While we believe the worst is over for coal prices and that supply discipline helps stabilise
spot prices, at this point, we prefer to hold steel and cement, as coal is a late cycle play on
a potential demand rebound. We remain highly cautious on aluminium and copper,
especially on current valuations.
Demand inflection point
We believe the major factors driving demand growth for Chinese basic materials in 2009
are: 1) the government’s stimulus plan, 2) the de-stocking cycle, and 3) property
investment. We expect the end of the de-stocking cycles and the full execution of the
government stimulus projects to outpace the negative impact of the property sector,
making mid-2009 a likely inflection point. We expect sequential acceleration in demand of
most China basic materials in 2H09, in particular for steel (from -15% YoY in 1H09 to
26% YoY in 2H09), and cement (from 2% in 1H09 to 15% in 2H09). First, we estimate the
government’s stimulus plan, once fully implemented, will boost annual demand
incrementally for cement by 14%, steel by 8% and aluminium by 5%, with upside risk
given the more ambitious local government plans. Second, we believe the aggregated
impact from the ongoing de-stocking along the entire value chain is driving a deep cycle
with an extremely negative growth environment for commodity demand. However, the
same de-stocking cycle will also lead to a powerful demand rebound once the cycle ends,
even in the absence of a real demand recovery, in our opinion. Our channel checks on
inventories over recent months, through nearly 30 producers for upstream materials such
as coal and iron ore, metal/steel, and downstream products such as machinery, auto and
white goods, suggest signs of inventory correction, ahead of our prior expectations, a
positive leading indicator of improving future demand.

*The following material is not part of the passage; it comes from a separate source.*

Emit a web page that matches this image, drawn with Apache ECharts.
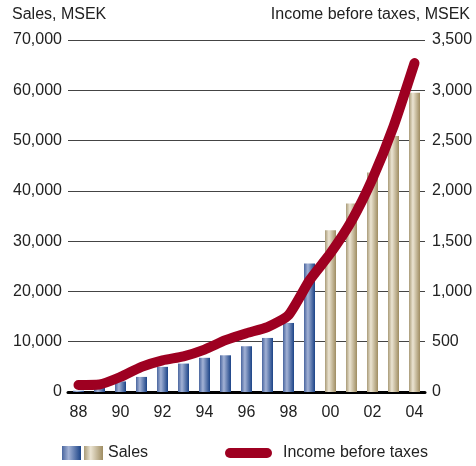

Expect growth to accelerate in 2H09-1H10
We expect apparent consumption growth for basic materials to remain soft in 1H09, due to
deep de-stocking, a time lag in the stimulus plan and a high base in 1H08. However, a
better second half would be supported by completion of the de-stocking process and the
start of peak construction period of the government stimulus plan. We estimate every 10%
change in property investment would swing demand growth for steel and cement by 1-2%,
with the end of the de-stocking cycle possibly adding 20% apparent demand growth for
steel, while full execution of the government stimulus plan is likely to improve demand
growth by 3-14% for cement and steel, based on our estimates
Our base case for bottom-up demand estimates assumes 10% property investment, the
end of de-stocking cycle and full execution of the government stimulus plan starting in mid-
2009, leading to a moderate 2009E demand growth outlook – 6% for steel, 8% for cement,
5% for coal, 4% for copper and 3% for aluminium. Nevertheless, as demand is likely to be
back-loaded, the HoH sequential improvement in demand would be more in focus.